If you haven't noticed, outspoken corporate lawyer, Philip K. Howard, has been littering the nation's op-ed pages lately in an ongoing effort to promote what may be "the most ill-timed, tone deaf polemic in recent memory," Life Without Lawyers: Liberating Americans From Too Much Law. This is my response...
There’s been an awful lot of grousing lately about President Obama’s federal budget and the recently signed stimulus package—provocative accusations of "promoting bad behavior," "mortgaging our children’s future," and the like. Ironically, the brunt of this rhetoric has been coming from the same anti-regulation zealots whose Wild West economic policies made such aggressive fiscal measures necessary in the first place. It’s against this tumultuous backdrop that Philip K. Howard has decided to release perhaps the most ill-timed, tone deaf polemic in recent memory, Life Without Lawyers: Liberating Americans From Too Much Law.
Howard, who is a lawyer himself, as well as a partner at the large corporate defense firm, Covington & Burling, has made a career of attacking corporate regulations and the civil jury system. His chief strategy: using inflammatory stereotypes about public protection laws and attorneys for the injured to deflect attention from the misdeeds of those he defends.

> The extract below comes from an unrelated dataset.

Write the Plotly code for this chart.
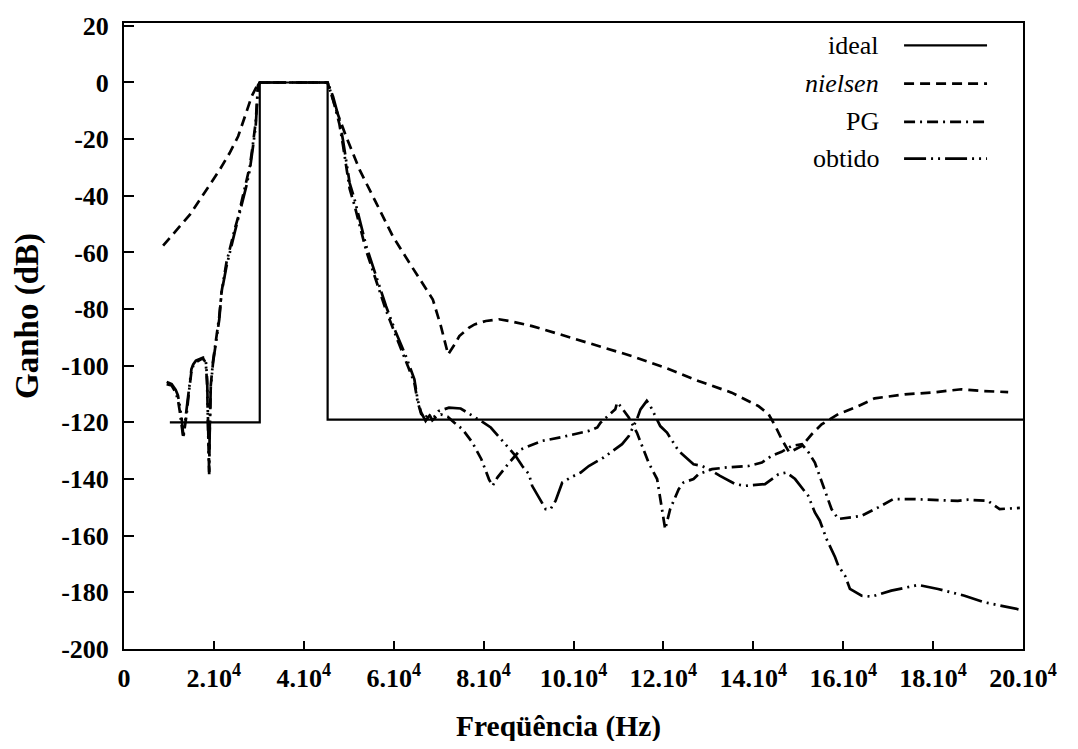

But what makes Howard’s latest attempt so especially audacious is that it comes at a time of unprecedented corporate misconduct—none of which he chooses to acknowledge. Thus, in the age of Enron, Worldcom, poisonous peanut butter, Vioxx, Bernie Madoff, and a devastating Wall Street Meltdown (to name but a few of the nation’s recent scandals), Howard premises his book on a fairy tale America he claims has been "overlegalized."
In schoolyard terms, according to Howard, Americans have become a bunch of rule-following wusses, more concerned with staying out of trouble than "doing what’s right." The antidote? Tearing off the shackles of wussiness by doing away with rules, regulations, and most importantly, those pesky plaintiffs’ attorneys who might be inclined to enforce them.
Of course, if Howard’s Utopian vision sounds too good to be true that’s because it is. Carried to its logical conclusion, we might just as well do away with the criminal justice system and simply allow would-be criminals the "freedom" to start doing what they think is "right" too.
But not even Howard would go that far. His interest is clearly in protecting the wrongdoers who are business professionals, not the less polished kind. To that end, he barely masks his disdain for those most in need of legal protection.
Workplace discrimination lawsuits should be prohibited, says Howard, unless the employer discriminated against minorities as a group, not just against an individual. That’s because in Howard’s world, allowing single plaintiff suits might result in a "chilled" work environment that would stifle "open interaction" between the races. Apparently, for Howard, it isn’t racism, but lawsuits that create society’s obstacles to "real integration."
As for sexual harassment claims? Barring some overt form of "quid pro quo," (presumably a promotion conditioned on a sexual favor would qualify) Howard would prohibit those too. If "just offensive comments," are at issue, says Howard, women should simply embrace the laws of the locker room and get over it. The alternative, he says, would kill "the spontaneity needed" for a "healthy" work environment.
But Howard’s twisted worldview aside—in reality, society benefits in countless ways as a result of lawsuits and laws. Among other things, they prevent future injuries by removing dangerous products and practices from the marketplace; they help spur safety innovation; they educate the public to certain acute dangers; and they provide an evenhanded way to compensate those made sick or injured through the recklessness and wrongdoing of others.
Ultimately, the founding fathers handed down government regulations and the American civil justice system for a reason: to foster public trust and safety, and to protect everyday citizens from bullies with too much power and too little capacity for human decency. They understood that America needed more than a free market economy to ensure "liberty and justice for all" because sadly, not every American is fully invested in that concept.
If Howard truly cares about the welfare of his country, and not just the make believe one he writes about in his book, he would do well to knock off the deception, pick up a newspaper, and read about the myriad of ways those who share his deluded world view have wrought havoc in people’s lives—then apologize.